**WHAT TO WORK ON**: Everything from the first line down to the line containing "const yTicks = [0, 5000, 10000, 15000];" should be reproduced exactly; please include nothing else.

——————

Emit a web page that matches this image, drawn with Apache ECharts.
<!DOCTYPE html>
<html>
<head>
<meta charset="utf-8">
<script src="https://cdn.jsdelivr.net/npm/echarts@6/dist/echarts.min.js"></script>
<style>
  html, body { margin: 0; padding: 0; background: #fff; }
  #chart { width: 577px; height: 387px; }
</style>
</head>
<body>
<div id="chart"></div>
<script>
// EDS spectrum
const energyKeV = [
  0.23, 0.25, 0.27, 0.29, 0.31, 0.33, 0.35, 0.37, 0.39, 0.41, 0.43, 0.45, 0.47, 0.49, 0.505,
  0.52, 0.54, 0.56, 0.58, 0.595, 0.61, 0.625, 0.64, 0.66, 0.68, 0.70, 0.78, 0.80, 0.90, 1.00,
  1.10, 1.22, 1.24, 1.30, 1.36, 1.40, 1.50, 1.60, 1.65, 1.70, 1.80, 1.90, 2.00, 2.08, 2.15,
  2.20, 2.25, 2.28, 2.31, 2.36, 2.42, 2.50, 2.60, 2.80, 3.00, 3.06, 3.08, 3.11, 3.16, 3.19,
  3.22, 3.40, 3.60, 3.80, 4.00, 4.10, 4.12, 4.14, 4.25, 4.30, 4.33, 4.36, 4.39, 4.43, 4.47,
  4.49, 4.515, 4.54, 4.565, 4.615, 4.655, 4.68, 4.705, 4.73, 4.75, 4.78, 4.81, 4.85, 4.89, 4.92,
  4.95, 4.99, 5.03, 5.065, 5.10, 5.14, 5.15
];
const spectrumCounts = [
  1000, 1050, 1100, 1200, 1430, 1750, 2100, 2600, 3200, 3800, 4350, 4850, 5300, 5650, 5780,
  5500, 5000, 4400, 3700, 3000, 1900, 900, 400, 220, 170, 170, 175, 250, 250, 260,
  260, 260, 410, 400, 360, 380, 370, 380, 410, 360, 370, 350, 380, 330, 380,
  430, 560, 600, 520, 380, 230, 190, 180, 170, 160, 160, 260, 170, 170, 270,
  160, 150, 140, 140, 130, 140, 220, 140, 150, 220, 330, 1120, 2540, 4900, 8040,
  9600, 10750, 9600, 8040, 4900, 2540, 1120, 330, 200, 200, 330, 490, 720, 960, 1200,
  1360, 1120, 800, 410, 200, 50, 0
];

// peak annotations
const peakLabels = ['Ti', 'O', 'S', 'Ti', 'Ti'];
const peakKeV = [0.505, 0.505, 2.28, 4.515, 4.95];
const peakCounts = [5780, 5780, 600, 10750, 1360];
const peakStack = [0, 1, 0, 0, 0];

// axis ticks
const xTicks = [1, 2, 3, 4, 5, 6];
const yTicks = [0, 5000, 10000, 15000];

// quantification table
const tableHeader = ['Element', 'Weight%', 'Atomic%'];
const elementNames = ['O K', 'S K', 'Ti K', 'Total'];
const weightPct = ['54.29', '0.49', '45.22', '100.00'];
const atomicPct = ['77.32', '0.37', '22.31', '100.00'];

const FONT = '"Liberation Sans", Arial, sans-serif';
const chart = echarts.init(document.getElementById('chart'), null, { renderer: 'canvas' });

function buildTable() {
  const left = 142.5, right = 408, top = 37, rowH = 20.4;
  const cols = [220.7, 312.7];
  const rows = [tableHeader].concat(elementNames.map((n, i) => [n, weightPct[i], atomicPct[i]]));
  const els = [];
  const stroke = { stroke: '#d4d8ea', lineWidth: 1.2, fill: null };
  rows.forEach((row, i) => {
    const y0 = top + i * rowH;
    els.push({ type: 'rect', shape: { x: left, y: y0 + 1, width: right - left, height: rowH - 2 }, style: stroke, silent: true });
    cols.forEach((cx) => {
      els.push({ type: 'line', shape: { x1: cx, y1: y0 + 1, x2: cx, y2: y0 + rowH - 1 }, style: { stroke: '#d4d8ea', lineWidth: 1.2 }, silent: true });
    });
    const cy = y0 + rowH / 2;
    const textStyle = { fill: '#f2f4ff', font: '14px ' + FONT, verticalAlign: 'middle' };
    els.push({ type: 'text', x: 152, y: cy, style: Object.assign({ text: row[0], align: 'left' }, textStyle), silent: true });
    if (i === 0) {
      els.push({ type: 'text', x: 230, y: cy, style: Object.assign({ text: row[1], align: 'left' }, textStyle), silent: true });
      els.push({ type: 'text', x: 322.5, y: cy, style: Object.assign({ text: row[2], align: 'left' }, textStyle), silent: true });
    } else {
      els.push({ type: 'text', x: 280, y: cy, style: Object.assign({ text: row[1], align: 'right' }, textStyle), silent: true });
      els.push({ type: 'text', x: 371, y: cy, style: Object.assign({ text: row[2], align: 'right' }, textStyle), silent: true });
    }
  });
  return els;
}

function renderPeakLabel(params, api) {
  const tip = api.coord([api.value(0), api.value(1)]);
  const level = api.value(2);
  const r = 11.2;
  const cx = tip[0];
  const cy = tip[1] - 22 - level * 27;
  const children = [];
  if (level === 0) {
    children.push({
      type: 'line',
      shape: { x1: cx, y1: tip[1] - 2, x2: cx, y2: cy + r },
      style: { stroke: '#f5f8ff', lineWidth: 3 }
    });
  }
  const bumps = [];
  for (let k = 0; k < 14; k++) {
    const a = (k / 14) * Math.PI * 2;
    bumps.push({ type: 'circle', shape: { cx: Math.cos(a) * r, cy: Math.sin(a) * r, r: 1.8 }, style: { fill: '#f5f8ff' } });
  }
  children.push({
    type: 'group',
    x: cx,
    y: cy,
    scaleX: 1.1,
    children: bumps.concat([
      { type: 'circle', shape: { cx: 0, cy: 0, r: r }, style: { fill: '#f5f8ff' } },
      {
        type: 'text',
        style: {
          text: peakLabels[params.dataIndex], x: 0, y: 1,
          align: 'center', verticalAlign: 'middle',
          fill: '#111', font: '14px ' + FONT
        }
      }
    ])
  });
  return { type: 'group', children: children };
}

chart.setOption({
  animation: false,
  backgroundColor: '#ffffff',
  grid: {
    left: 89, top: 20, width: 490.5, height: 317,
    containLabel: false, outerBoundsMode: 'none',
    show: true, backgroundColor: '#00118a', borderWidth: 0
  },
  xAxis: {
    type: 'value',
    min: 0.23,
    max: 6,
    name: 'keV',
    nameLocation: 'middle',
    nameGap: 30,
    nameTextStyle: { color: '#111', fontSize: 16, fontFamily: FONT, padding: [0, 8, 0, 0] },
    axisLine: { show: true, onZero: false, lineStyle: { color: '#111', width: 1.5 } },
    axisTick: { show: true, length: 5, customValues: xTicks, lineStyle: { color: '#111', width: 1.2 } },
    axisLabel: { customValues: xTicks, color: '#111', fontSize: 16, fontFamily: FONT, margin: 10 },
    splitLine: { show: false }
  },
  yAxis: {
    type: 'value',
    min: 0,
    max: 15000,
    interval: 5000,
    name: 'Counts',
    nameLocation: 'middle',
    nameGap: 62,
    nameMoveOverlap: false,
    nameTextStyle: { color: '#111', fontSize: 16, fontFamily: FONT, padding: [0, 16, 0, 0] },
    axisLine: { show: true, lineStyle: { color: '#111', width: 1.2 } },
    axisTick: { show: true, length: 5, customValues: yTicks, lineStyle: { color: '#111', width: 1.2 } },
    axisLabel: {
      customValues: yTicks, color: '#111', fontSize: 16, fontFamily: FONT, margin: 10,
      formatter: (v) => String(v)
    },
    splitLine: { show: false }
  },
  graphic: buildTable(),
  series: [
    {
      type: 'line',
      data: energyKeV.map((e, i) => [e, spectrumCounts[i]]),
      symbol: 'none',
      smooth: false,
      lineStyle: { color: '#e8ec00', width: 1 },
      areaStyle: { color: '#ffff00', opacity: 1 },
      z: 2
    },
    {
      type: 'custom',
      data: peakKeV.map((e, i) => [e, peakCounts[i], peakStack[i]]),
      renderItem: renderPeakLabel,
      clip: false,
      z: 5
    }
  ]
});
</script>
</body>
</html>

——————

**FULL RESPONSE**:
Emit a web page that matches this image, drawn with Apache ECharts.
<!DOCTYPE html>
<html>
<head>
<meta charset="utf-8">
<script src="https://cdn.jsdelivr.net/npm/echarts@6/dist/echarts.min.js"></script>
<style>
  html, body { margin: 0; padding: 0; background: #fff; }
  #chart { width: 577px; height: 387px; }
</style>
</head>
<body>
<div id="chart"></div>
<script>
// EDS spectrum
const energyKeV = [
  0.23, 0.25, 0.27, 0.29, 0.31, 0.33, 0.35, 0.37, 0.39, 0.41, 0.43, 0.45, 0.47, 0.49, 0.505,
  0.52, 0.54, 0.56, 0.58, 0.595, 0.61, 0.625, 0.64, 0.66, 0.68, 0.70, 0.78, 0.80, 0.90, 1.00,
  1.10, 1.22, 1.24, 1.30, 1.36, 1.40, 1.50, 1.60, 1.65, 1.70, 1.80, 1.90, 2.00, 2.08, 2.15,
  2.20, 2.25, 2.28, 2.31, 2.36, 2.42, 2.50, 2.60, 2.80, 3.00, 3.06, 3.08, 3.11, 3.16, 3.19,
  3.22, 3.40, 3.60, 3.80, 4.00, 4.10, 4.12, 4.14, 4.25, 4.30, 4.33, 4.36, 4.39, 4.43, 4.47,
  4.49, 4.515, 4.54, 4.565, 4.615, 4.655, 4.68, 4.705, 4.73, 4.75, 4.78, 4.81, 4.85, 4.89, 4.92,
  4.95, 4.99, 5.03, 5.065, 5.10, 5.14, 5.15
];
const spectrumCounts = [
  1000, 1050, 1100, 1200, 1430, 1750, 2100, 2600, 3200, 3800, 4350, 4850, 5300, 5650, 5780,
  5500, 5000, 4400, 3700, 3000, 1900, 900, 400, 220, 170, 170, 175, 250, 250, 260,
  260, 260, 410, 400, 360, 380, 370, 380, 410, 360, 370, 350, 380, 330, 380,
  430, 560, 600, 520, 380, 230, 190, 180, 170, 160, 160, 260, 170, 170, 270,
  160, 150, 140, 140, 130, 140, 220, 140, 150, 220, 330, 1120, 2540, 4900, 8040,
  9600, 10750, 9600, 8040, 4900, 2540, 1120, 330, 200, 200, 330, 490, 720, 960, 1200,
  1360, 1120, 800, 410, 200, 50, 0
];

// peak annotations
const peakLabels = ['Ti', 'O', 'S', 'Ti', 'Ti'];
const peakKeV = [0.505, 0.505, 2.28, 4.515, 4.95];
const peakCounts = [5780, 5780, 600, 10750, 1360];
const peakStack = [0, 1, 0, 0, 0];

// axis ticks
const xTicks = [1, 2, 3, 4, 5, 6];
const yTicks = [0, 5000, 10000, 15000];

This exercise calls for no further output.